#### INFORMATION PROVIDED

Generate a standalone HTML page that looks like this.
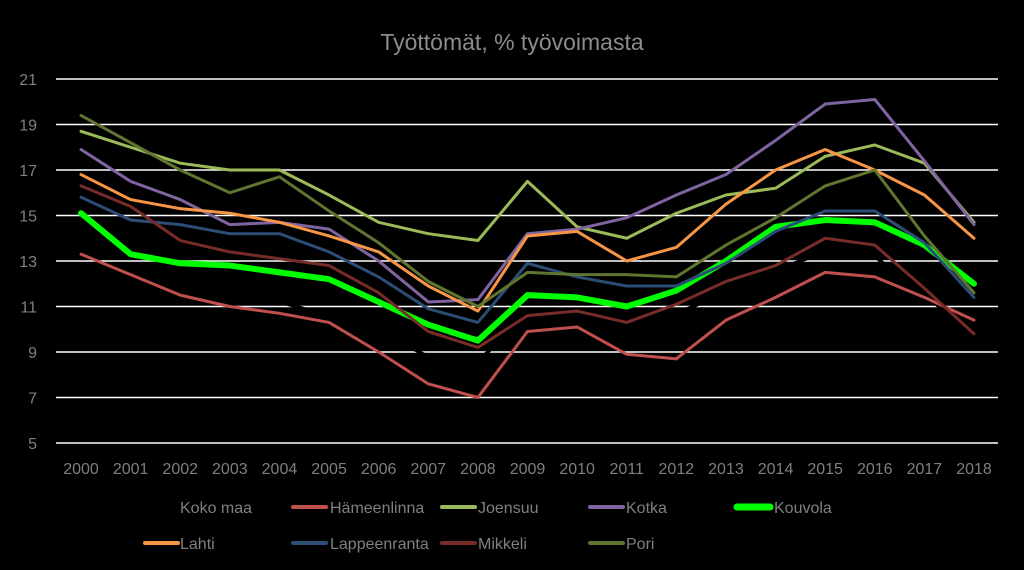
<!DOCTYPE html>
<html><head><meta charset="utf-8"><style>
body{margin:0;background:#000;}
svg{display:block;font-family:"Liberation Sans",sans-serif;}
</style></head><body>
<svg id="chart" width="1024" height="570">
<rect width="1024" height="570" fill="#000"/>
<text x="512" y="50" text-anchor="middle" font-size="23" fill="#8c8c8c">Työttömät, % työvoimasta</text>
<g id="grid"></g><g id="series"></g><g id="legend"></g>
</svg>
<script>
const years=[2000,2001,2002,2003,2004,2005,2006,2007,2008,2009,2010,2011,2012,2013,2014,2015,2016,2017,2018];
const yTicks=[5,7,9,11,13,15,17,19,21];
const kokoMaa=[12.7,12.3,12.0,11.7,11.2,10.6,9.9,8.8,8.6,10.6,10.6,10.3,10.7,11.6,12.6,13.4,13.2,11.5,9.8];
const hameenlinna=[13.3,12.4,11.5,11.0,10.7,10.3,9.0,7.6,7.0,9.9,10.1,8.9,8.7,10.4,11.4,12.5,12.3,11.4,10.4];
const joensuu=[18.7,18.0,17.3,17.0,17.0,15.9,14.7,14.2,13.9,16.5,14.5,14.0,15.1,15.9,16.2,17.6,18.1,17.3,14.7];
const kotka=[17.9,16.5,15.7,14.6,14.7,14.4,13.0,11.2,11.3,14.2,14.4,14.9,15.9,16.8,18.3,19.9,20.1,17.4,14.6];
const kouvola=[15.1,13.3,12.9,12.8,12.5,12.2,11.2,10.2,9.5,11.5,11.4,11.0,11.7,13.0,14.5,14.8,14.7,13.7,12.0];
const lahti=[16.8,15.7,15.3,15.1,14.7,14.1,13.4,11.9,10.8,14.1,14.3,13.0,13.6,15.5,17.0,17.9,17.0,15.9,14.0];
const lappeenranta=[15.8,14.8,14.6,14.2,14.2,13.4,12.3,10.9,10.3,12.9,12.3,11.9,11.9,12.9,14.3,15.2,15.2,13.8,11.4];
const mikkeli=[16.3,15.4,13.9,13.4,13.1,12.8,11.6,9.9,9.2,10.6,10.8,10.3,11.1,12.1,12.8,14.0,13.7,11.8,9.8];
const pori=[19.4,18.2,17.0,16.0,16.7,15.2,13.8,12.1,11.0,12.5,12.4,12.4,12.3,13.7,14.9,16.3,17.0,14.1,11.6];
const seriesNames=["Koko maa","Hämeenlinna","Joensuu","Kotka","Kouvola","Lahti","Lappeenranta","Mikkeli","Pori"];
const seriesData=[kokoMaa,hameenlinna,joensuu,kotka,kouvola,lahti,lappeenranta,mikkeli,pori];
const colors=["#000000","#c0504d","#9bbb59","#8064a2","#00ff00","#f79646","#2c4d75","#772c2a","#5f7530"];
const widths=[3.5,3,3,3,6,3,3,3,3];
const NS="http://www.w3.org/2000/svg";
const x0=56,x1=998,yTop=79,yBot=443,vMin=5,vMax=21;
const xs=i=>81+i*(974-81)/(years.length-1);
const ys=v=>yBot-(v-vMin)*(yBot-yTop)/(vMax-vMin);
function mk(t,a,p){const e=document.createElementNS(NS,t);for(const k in a)e.setAttribute(k,a[k]);p.appendChild(e);return e;}
const grid=document.getElementById('grid');
yTicks.forEach(v=>{
 const l=mk('line',{x1:x0,x2:x1,y1:ys(v),y2:ys(v),stroke:'#ffffff','stroke-width':1.6},grid);
 
 
 const t=mk('text',{x:37,y:ys(v)+6,'text-anchor':'end','font-size':16,fill:'#7f7f7f'},grid);
 t.textContent=v;
 
 
});
years.forEach((y,i)=>{
 const t=mk('text',{x:xs(i),y:474,'text-anchor':'middle','font-size':16,fill:'#7f7f7f'},grid);
 t.textContent=y;
 
 
});
const sg=document.getElementById('series');
seriesData.forEach((d,s)=>{
 const p=mk('polyline',{points:d.map((v,i)=>xs(i)+','+ys(v)).join(' '),fill:'none',stroke:colors[s],'stroke-width':widths[s],'stroke-linejoin':'round','stroke-linecap':'round'},sg);
 
 
});
const lg=document.getElementById('legend');
const legPos=[[null,180,507],[293,330,507],[442,478,507],[590,626,507],[737,774,507],[145,180,543],[293,330,543],[442,478,543],[590,626,543]];
seriesNames.forEach((n,s)=>{
 const [lx,tx,ly]=legPos[s];
 const g=mk('g',{},lg);
 
 
 if(lx!==null) mk('line',{x1:lx,x2:lx+33,y1:ly,y2:ly,stroke:colors[s],'stroke-width':widths[s]+1,'stroke-linecap':'round'},g);
 const t=mk('text',{x:tx,y:ly+6,'font-size':16,fill:'#7f7f7f'},g);
 t.textContent=n;
});
</script>
</body></html>
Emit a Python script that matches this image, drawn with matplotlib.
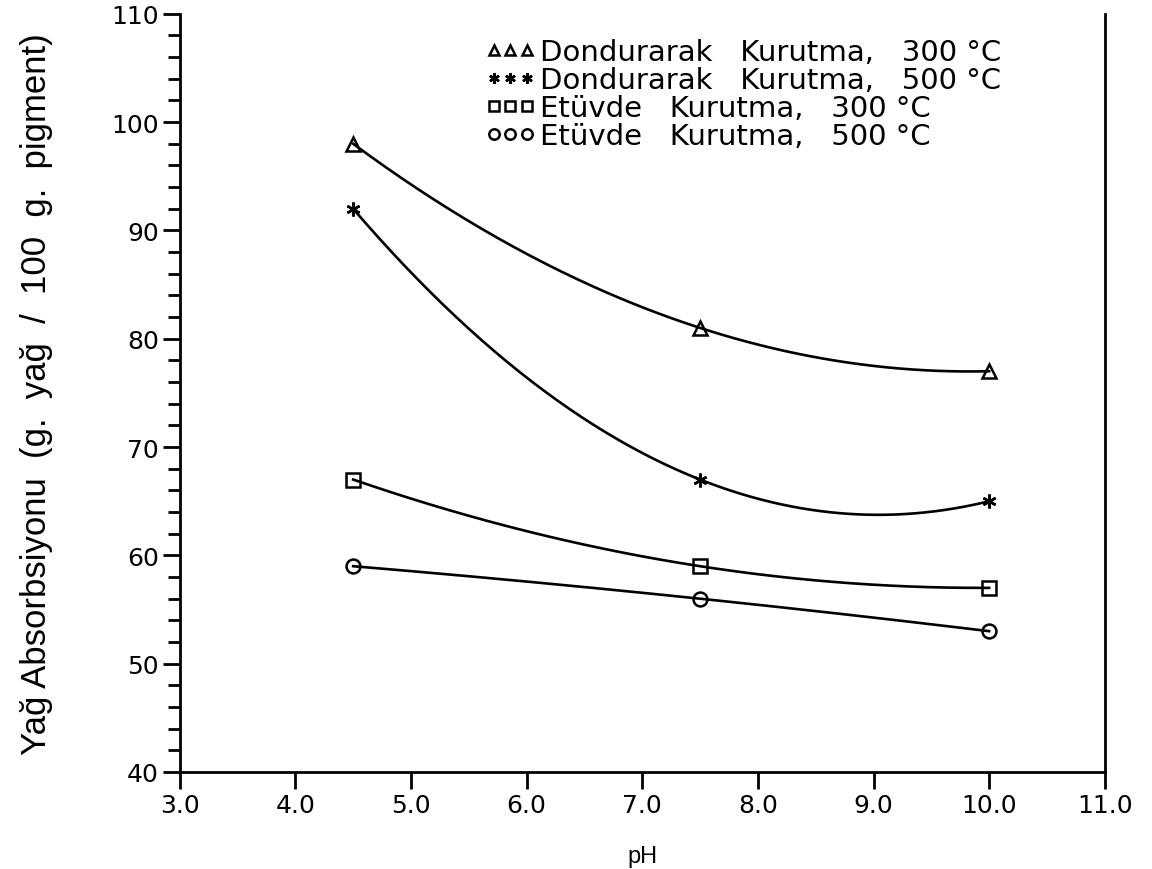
import numpy as np
import matplotlib
matplotlib.use('Agg')
import matplotlib.pyplot as plt

# pH degerleri ve yag absorpsiyonu (g yag / 100 g pigment)
ph = [4.5, 7.5, 10.0]
dondurarak_300 = [98, 81, 77]
dondurarak_500 = [92, 67, 65]
etuvde_300 = [67, 59, 57]
etuvde_500 = [59, 56, 53]

etiketler = ['Dondurarak   Kurutma,   300 °C',
             'Dondurarak   Kurutma,   500 °C',
             'Etüvde   Kurutma,   300 °C',
             'Etüvde   Kurutma,   500 °C']
isaretler = ['^', (6, 2, 0), 's', 'o']
seriler = [dondurarak_300, dondurarak_500, etuvde_300, etuvde_500]

fig = plt.figure(figsize=(11.52, 8.70), dpi=100)
ax = fig.add_axes([0.156, 0.1115, 0.803, 0.8715])

x_egri = np.linspace(ph[0], ph[-1], 200)
tutamaclar = []
for y, m, lab in zip(seriler, isaretler, etiketler):
    # 3 noktadan gecen ikinci derece egri
    k = np.polyfit(ph, y, 2)
    ax.plot(x_egri, np.polyval(k, x_egri), color='black', lw=1.9)
    h, = ax.plot(ph, y, linestyle='none', marker=m, markersize=10,
                 markerfacecolor='none', markeredgecolor='black',
                 markeredgewidth=1.8, label=lab)
    tutamaclar.append(h)

ax.set_xlim(3, 11)
ax.set_ylim(40, 110)
ax.set_xticks(np.arange(3, 11.5, 1))
ax.set_xticklabels(['%.1f' % v for v in np.arange(3, 11.5, 1)])
ax.set_yticks(np.arange(40, 111, 10))
ax.set_yticks(np.arange(40, 111, 2), minor=True)

ax.spines['top'].set_visible(False)
for s in ['left', 'bottom', 'right']:
    ax.spines[s].set_linewidth(2)

ax.tick_params(axis='both', which='major', direction='out', length=12, width=2,
               labelsize=18, pad=3)
ax.tick_params(axis='y', which='minor', direction='out', length=8.5, width=2)
ax.tick_params(axis='x', which='minor', length=0)

ax.set_xlabel('pH', fontsize=17, family='Liberation Sans', labelpad=20)
ax.set_ylabel('Yağ Absorbsiyonu  (g.  yağ  /  100  g.  pigment)', fontsize=25,
              family='Liberation Sans', labelpad=42)

ax.legend(handles=tutamaclar, loc='upper left', bbox_to_anchor=(0.315, 0.987),
          numpoints=3, frameon=False, fontsize=21, handlelength=1.7,
          handletextpad=0.15, labelspacing=0.0, borderpad=0, markerscale=0.75)

fig.savefig('out.png', dpi=100)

########

AIM: Pass over all pictures while writing out the lines from the line with "Emit a Python" through the last line exactly.

SOLUTION TO THIS TASK:
Emit a Python script that matches this image, drawn with matplotlib.
import numpy as np
import matplotlib
matplotlib.use('Agg')
import matplotlib.pyplot as plt

# pH degerleri ve yag absorpsiyonu (g yag / 100 g pigment)
ph = [4.5, 7.5, 10.0]
dondurarak_300 = [98, 81, 77]
dondurarak_500 = [92, 67, 65]
etuvde_300 = [67, 59, 57]
etuvde_500 = [59, 56, 53]

etiketler = ['Dondurarak   Kurutma,   300 °C',
             'Dondurarak   Kurutma,   500 °C',
             'Etüvde   Kurutma,   300 °C',
             'Etüvde   Kurutma,   500 °C']
isaretler = ['^', (6, 2, 0), 's', 'o']
seriler = [dondurarak_300, dondurarak_500, etuvde_300, etuvde_500]

fig = plt.figure(figsize=(11.52, 8.70), dpi=100)
ax = fig.add_axes([0.156, 0.1115, 0.803, 0.8715])

x_egri = np.linspace(ph[0], ph[-1], 200)
tutamaclar = []
for y, m, lab in zip(seriler, isaretler, etiketler):
    # 3 noktadan gecen ikinci derece egri
    k = np.polyfit(ph, y, 2)
    ax.plot(x_egri, np.polyval(k, x_egri), color='black', lw=1.9)
    h, = ax.plot(ph, y, linestyle='none', marker=m, markersize=10,
                 markerfacecolor='none', markeredgecolor='black',
                 markeredgewidth=1.8, label=lab)
    tutamaclar.append(h)

ax.set_xlim(3, 11)
ax.set_ylim(40, 110)
ax.set_xticks(np.arange(3, 11.5, 1))
ax.set_xticklabels(['%.1f' % v for v in np.arange(3, 11.5, 1)])
ax.set_yticks(np.arange(40, 111, 10))
ax.set_yticks(np.arange(40, 111, 2), minor=True)

ax.spines['top'].set_visible(False)
for s in ['left', 'bottom', 'right']:
    ax.spines[s].set_linewidth(2)

ax.tick_params(axis='both', which='major', direction='out', length=12, width=2,
               labelsize=18, pad=3)
ax.tick_params(axis='y', which='minor', direction='out', length=8.5, width=2)
ax.tick_params(axis='x', which='minor', length=0)

ax.set_xlabel('pH', fontsize=17, family='Liberation Sans', labelpad=20)
ax.set_ylabel('Yağ Absorbsiyonu  (g.  yağ  /  100  g.  pigment)', fontsize=25,
              family='Liberation Sans', labelpad=42)

ax.legend(handles=tutamaclar, loc='upper left', bbox_to_anchor=(0.315, 0.987),
          numpoints=3, frameon=False, fontsize=21, handlelength=1.7,
          handletextpad=0.15, labelspacing=0.0, borderpad=0, markerscale=0.75)

fig.savefig('out.png', dpi=100)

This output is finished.